Axler, jovem, era um prodígio que brilhou na Broadway com a peça A Gaivota de Tchécov. Encarnava Konstantin, um jovem aspirante a escritor que se sentia fracassado no trabalho e no amor. Depois de ter sido abandonado por Pegeen, resolveu incorporar Konstantin e ensaiar essa mesma peça. Teria que fazer de conta que ali, no sótão, era um teatro. E foi assim que o corpo de Axler foi encontrado morto com um bilhete ao lado: “O fato é que Konstantin se matou”.
Há muito se acreditou que obras literárias, cinema, teatro e noticiários ajudavam a multiplicar os casos de suicídio. No século dezoito, a obra de Goethe Os Sofrimentos do Jovem Werther foi responsabilizada por levar muitos jovens a se suicidarem. Resta-nos saber se Andreas Lubitz, o copiloto que arremessou um Airbus com 150 pessoas a bordo nos Alpes franceses, se inspirou no filme “Relatos Selvagens” que traz uma ação suicida semelhante.

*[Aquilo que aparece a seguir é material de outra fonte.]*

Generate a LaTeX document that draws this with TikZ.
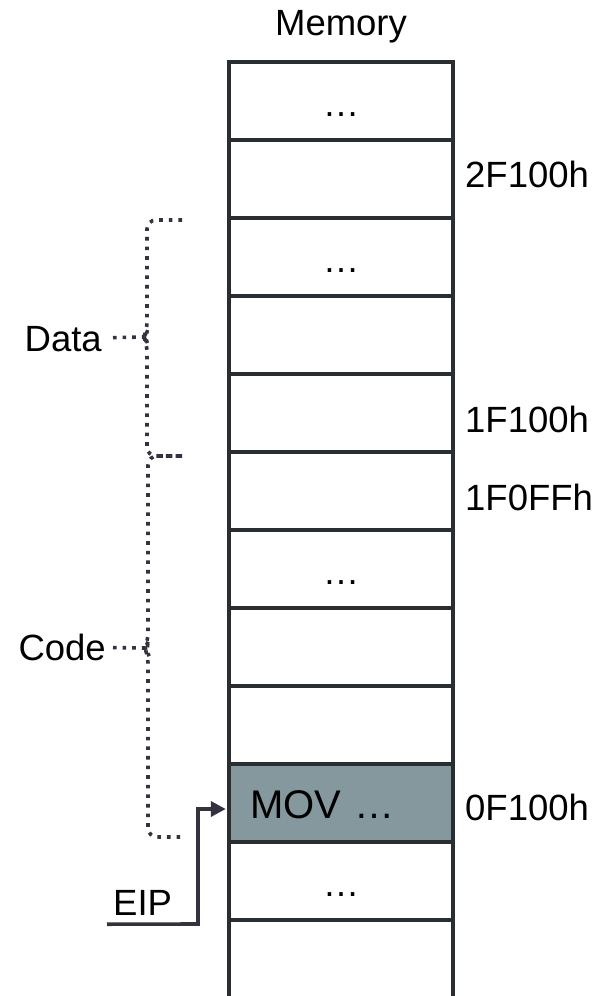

Os junguianos explicam que a personalidade do homem é um drama cheio de personagens, onde nem sempre o ego é o regente. A morte simbólica de um determinado modo de ver a vida pode ser substituída pela morte literal que apaga essa vida. O analista mostra uma forma de o cliente viver o mundo simbólico e poder enxergar a existência por um prisma diferente. Dessa forma o sujeito aprende a sustentar o que emerge do inconsciente. De outra maneira, os mecanismos de auto regulação da própria natureza nos debilita e leva-nos a ações como as de Axler e Andreas.